## Aim of the task:
Restate, exactly and without pictures, the lines from the start of the listing below through the line holding "minimum width=3.68cm, minimum".

## Provided data:
= = = = =

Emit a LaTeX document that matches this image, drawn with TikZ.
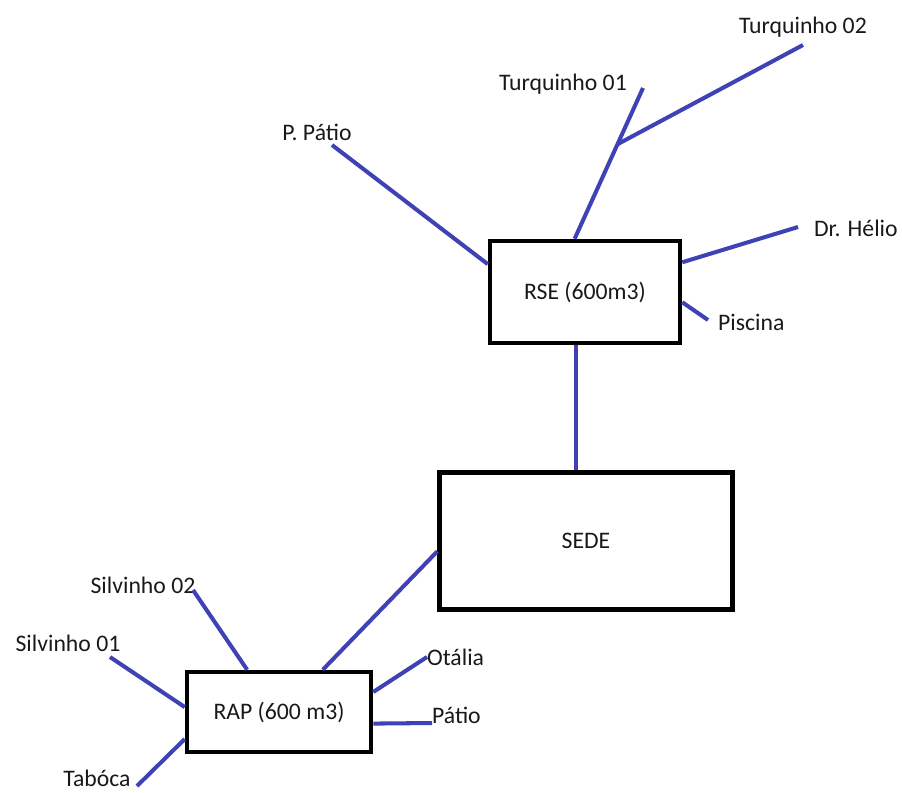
\documentclass[tikz,border=0pt]{standalone}
\usepackage{fontspec}
\setmainfont{Carlito}
\usetikzlibrary{calc}
\definecolor{pipeblue}{RGB}{62,66,180}
\tikzset{
  tank/.style={draw=black, line width=2.6pt, inner sep=0pt, text=black!90},
  pipe/.style={draw=pipeblue, line width=2.3pt},
  tag/.style={inner sep=1pt, text=black!90}
}
\begin{document}
\begin{tikzpicture}[x=0.02cm, y=-0.02cm, font=\fontsize{13.5}{16}\selectfont]
    \useasboundingbox (0,0) rectangle (902,792);
    \node[tank, minimum width=3.8cm, minimum height=2.04cm] (rse) at (585,292) {RSE (600m3)};
    \node[tank, minimum width=5.86cm, minimum height=2.74cm] (sede) at (586,541) {SEDE};
    \node[tank, minimum width=3.68cm, minimum height=1.6cm] (rap) at (279,712) {RAP (600 m3)};

    \node[tag] (tq2) at (803,27) {Turquinho 02};
    \node[tag] (tq1) at (563,84) {Turquinho 01};
    \node[tag] (ppatio) at (317,132) {P. Pátio};
    \node[tag, anchor=west] (helio) at (812,228) {Dr. Hélio};
    \node[tag, anchor=west] (piscina) at (716,322) {Piscina};
    \node[tag] (sil2) at (143,585) {Silvinho 02};
    \node[tag] (sil1) at (68,643) {Silvinho 01};
    \node[tag] (taboca) at (97,778) {Tabóca};
    \node[tag, anchor=west] (otalia) at (425,657) {Otália};
    \node[tag, anchor=west] (patio) at (430,715) {Pátio};

    \foreach \c/\x/\y in {tq1e/643/88, tq2e/803/45, helioe/798/227, piscinae/708/320,
                          ppatioe/332/145, sil2e/193/590, sil1e/110/657, tabocae/137/786,
                          otaliae/427/657, patioe/432/723}
        {\coordinate (\c) at (\x,\y);}
    \coordinate (fork) at ($(rse.101)!0.627!(tq1e)$);

    \draw[pipe] (rse.101) -- (tq1e);
    \draw[pipe] (fork) -- (tq2e);
    \draw[pipe] (rse.164) -- (ppatioe);
    \draw[pipe] (rse.17) -- (helioe);
    \draw[pipe] (rse.-6) -- (piscinae);
    \draw[pipe] (rse.260) -- (rse.260 |- sede.north);
    \draw[pipe] (sede.184) -- (rap.44);
    \draw[pipe] (rap.127) -- (sil2e);
    \draw[pipe] (rap.177) -- (sil1e);
    \draw[pipe] (rap.196) -- (tabocae);
    \draw[pipe] (rap.12) -- (otaliae);
    \draw[pipe] (rap.-7) -- (patioe);
\end{tikzpicture}
\end{document}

= = = = =

## The solution:
Emit a LaTeX document that matches this image, drawn with TikZ.
\documentclass[tikz,border=0pt]{standalone}
\usepackage{fontspec}
\setmainfont{Carlito}
\usetikzlibrary{calc}
\definecolor{pipeblue}{RGB}{62,66,180}
\tikzset{
  tank/.style={draw=black, line width=2.6pt, inner sep=0pt, text=black!90},
  pipe/.style={draw=pipeblue, line width=2.3pt},
  tag/.style={inner sep=1pt, text=black!90}
}
\begin{document}
\begin{tikzpicture}[x=0.02cm, y=-0.02cm, font=\fontsize{13.5}{16}\selectfont]
    \useasboundingbox (0,0) rectangle (902,792);
    \node[tank, minimum width=3.8cm, minimum height=2.04cm] (rse) at (585,292) {RSE (600m3)};
    \node[tank, minimum width=5.86cm, minimum height=2.74cm] (sede) at (586,541) {SEDE};
    \node[tank, minimum width=3.68cm, minimum height=1.6cm] (rap) at (279,712) {RAP (600 m3)};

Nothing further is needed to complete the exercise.